風景以外の用途という意味では、たとえば建物を撮影するような場合でも、SEL1635Zなら、水平をとって撮影しさえすれば、後でのパース処理などはほぼ行わなくてもよいくらい、歪みの少ない画像が撮影できると感じています。 さらに私の場合は、このレンズを動画を撮影する際に使用することもあります。 もちろん、FEレンズには動画撮影にマッチするPOWER ZOOMレンズのラインアップもあるのですが、個人的には手動でも滑らかにズームが出来るところなど、非常に気に入っています。以前は、動作時のノイズなども多少は入ってしまうものだと思っていましたが、このレンズはそういったことも少なく、驚きました。 静止画も動画も撮影する機会のある場合に、一本でカバーできてしまう利便性も含めて、SEL1635Zにはメリットが揃っており、私にとってはもう手放せないレンズです。 どの現場でも必ず持っていくし、最もよく使っています。
いろんな距離感でぼけ味の違いを楽しめる。これが面白い
SEL90M28G FE 90mm F2.8 Macro G OSS
「マクロレンズ」というと、接写=小さいものを撮るイメージが強いかもしれませんね。
もちろん、ピントを合わせる幅が広くて、ピント合わせや微調整がしやすいので、私も料理などの撮影の際には重宝しているわけですが、実はこのレンズ、ポートレートで使うのも面白いんです。
90mmでF2.8 というのはとても面白くて、基本的に私はこのレンズも開放でしか撮らないのですが、設定はずっと同じF2.8でも、寄れば寄るだけ後ろは沢山ぼける。で、引いて撮れば、後ろはそこまで大げさにはぼけない。
つまり、ポートレートで使う時は、中望遠で背景を自然にぼかすこともできながら、そこからモデルさんへ寄っていく中でぼけ感を変えていく…1本のレンズの撮影でも変化が起こせると思っています。

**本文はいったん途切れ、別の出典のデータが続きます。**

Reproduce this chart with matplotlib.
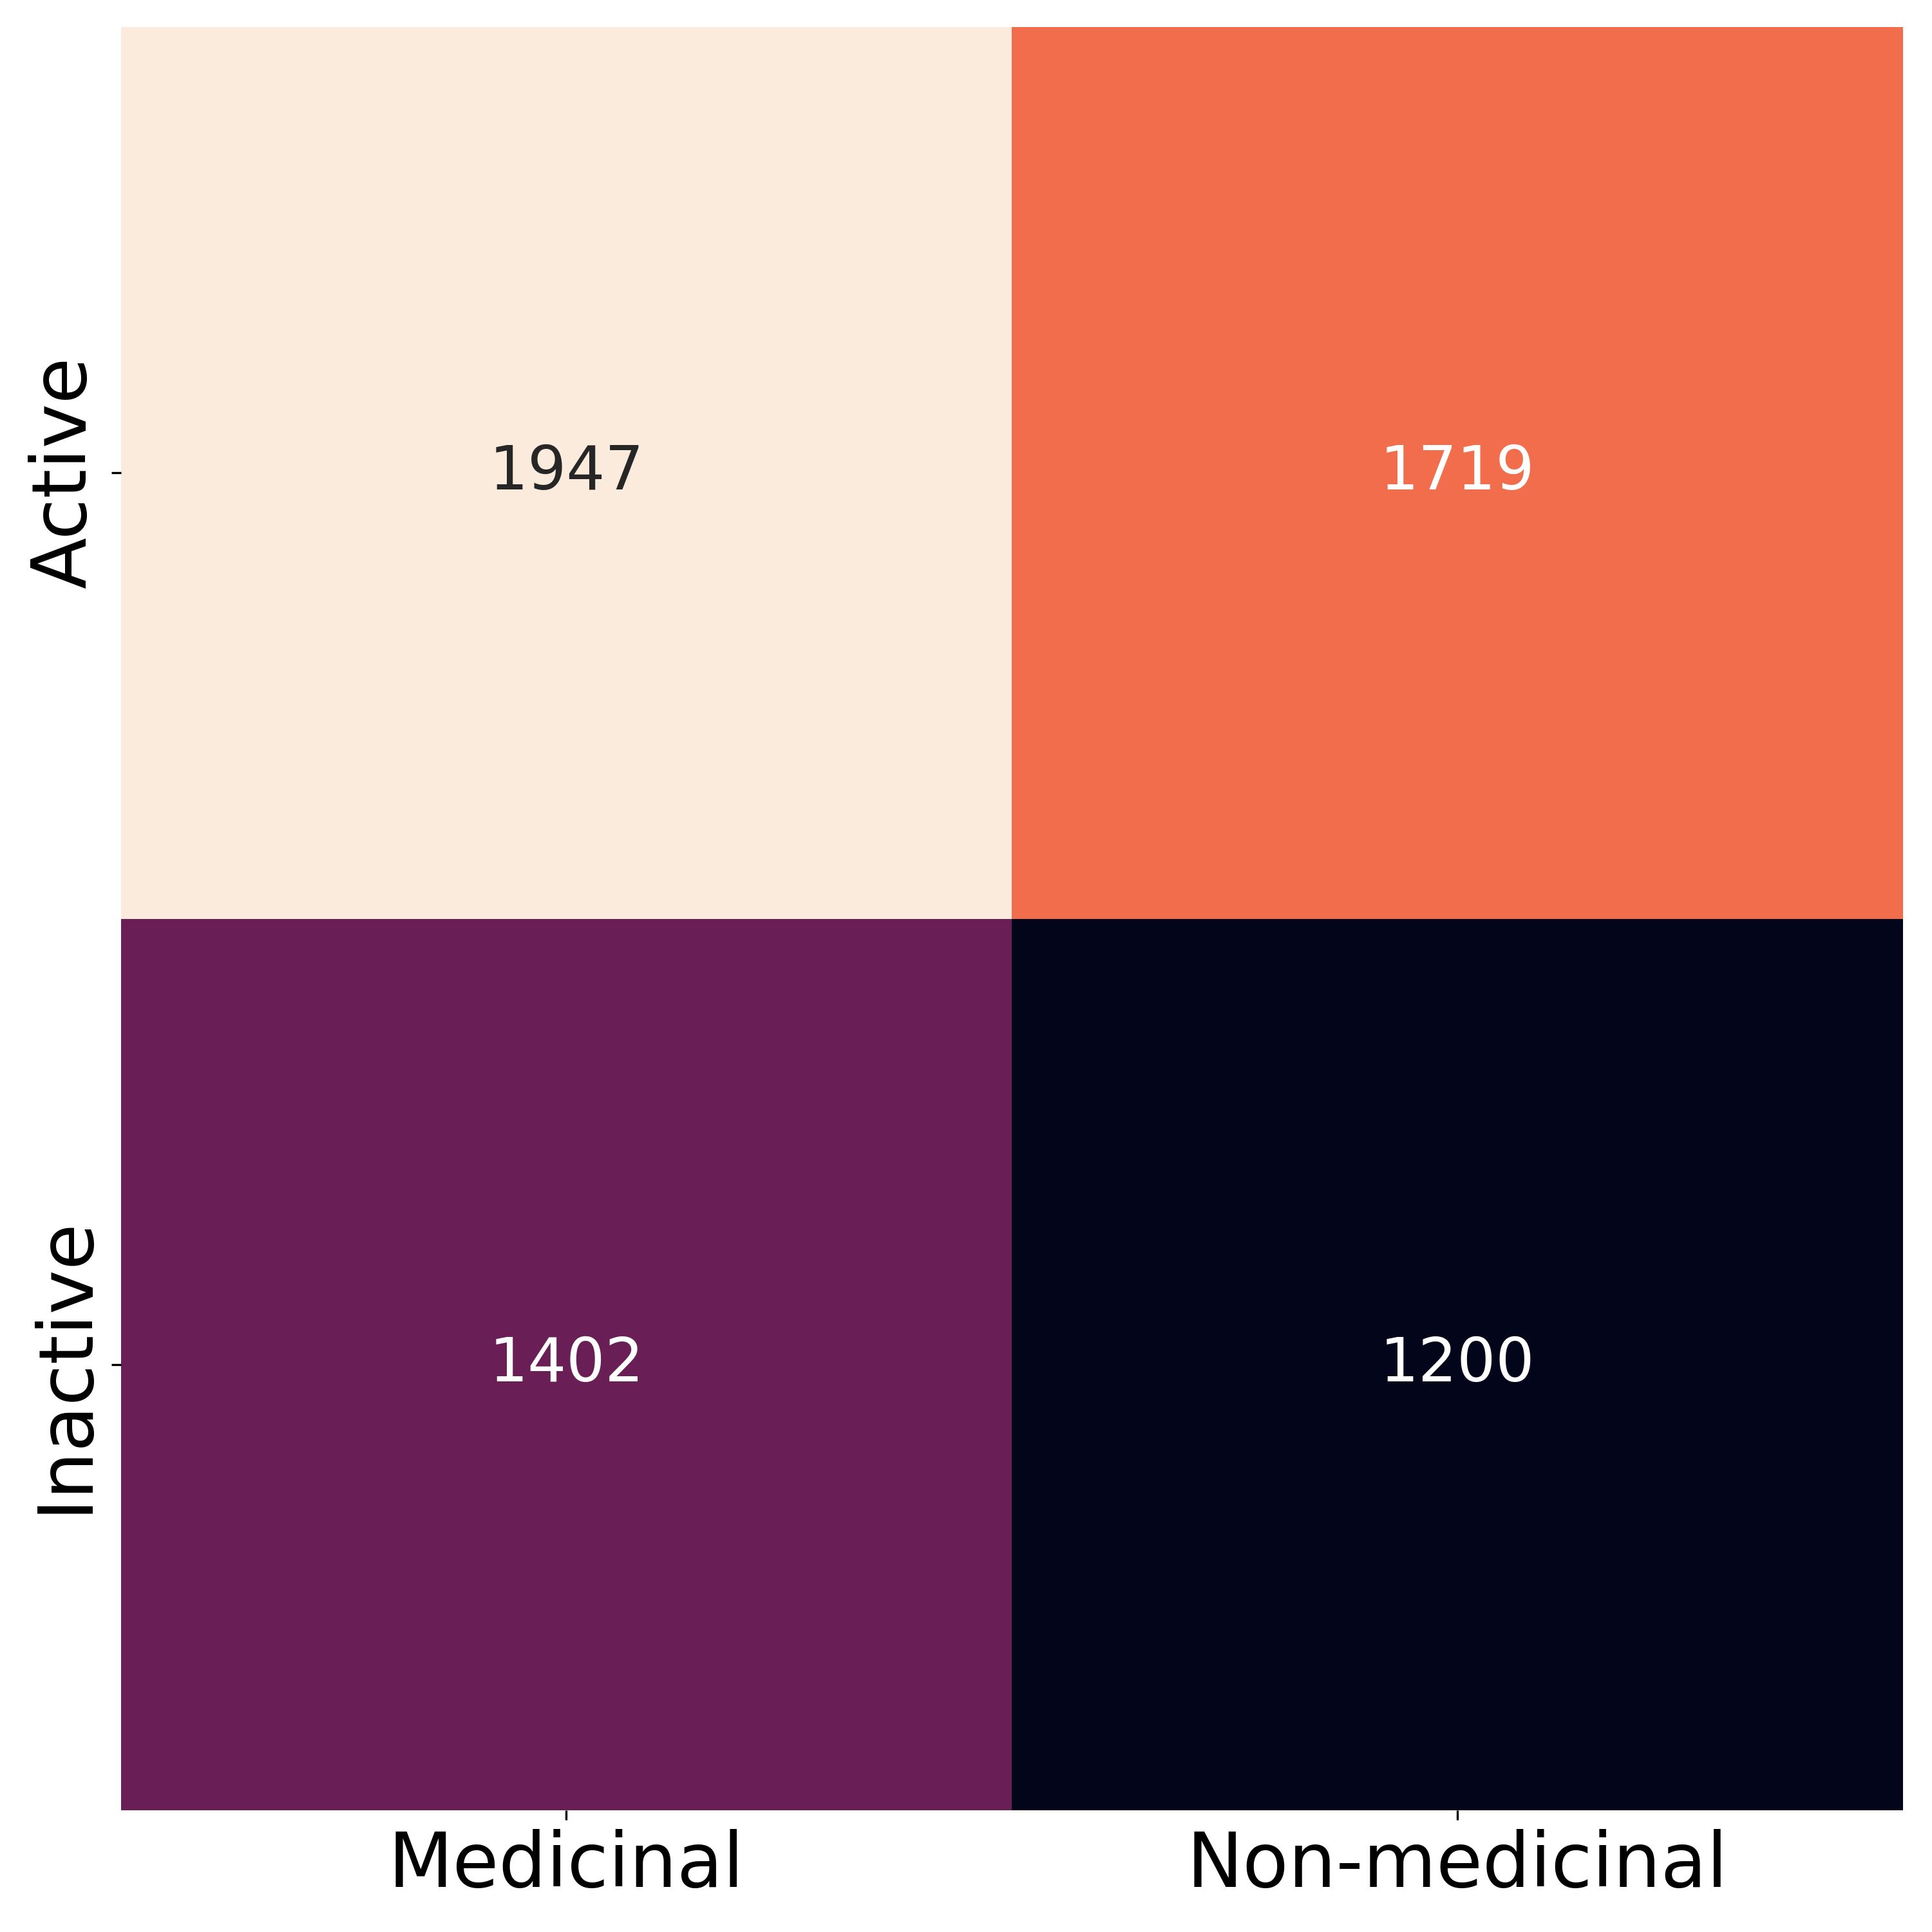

また、ぼけ味だけでなく解像感にも優れていて、たとえばこの写真に関して言えば、モデルの方の目に射し込んだ光を、透明感を持って表現したかったのですが、その期待にしっかりと応えてくれました。 こういった構図は前ボケも後ろボケもあって、うるさくならないようにするのは意外と難しいのですが、被写体との「距離感」でいろいろと違ったぼけ味を楽しみながら、狙ったポイントの描写とのバランスを追い込んでいく…というのが、このレンズを使う醍醐味と感じています。
技術者の志が伝わる、こだわりのレンズ
今回は、現場でよく使うレンズの中から、3本を選んで紹介しましたが、これらのレンズに限らず、Eマウントレンズはどれもこだわって作られている、と私は感じています。「かゆいところに手が届く」というか、技術者の志がすごく伝わるんですよね。一見無駄とも思えるようなとこまでこだわりながら、1本づつちゃんと作られていて、しっかりしてるな…というのが使ってみると良くわかります。 しかも動画に使えるわけで、1本で動画レンズ・静止画レンズの2役をこなしてくれる。 仕事のことを考えると、もう今使っているレンズ達は手放せないですね。 αシステムには今後も将来性を感じられますし、「次、何がくるんだろう」とすごく楽しみにしています。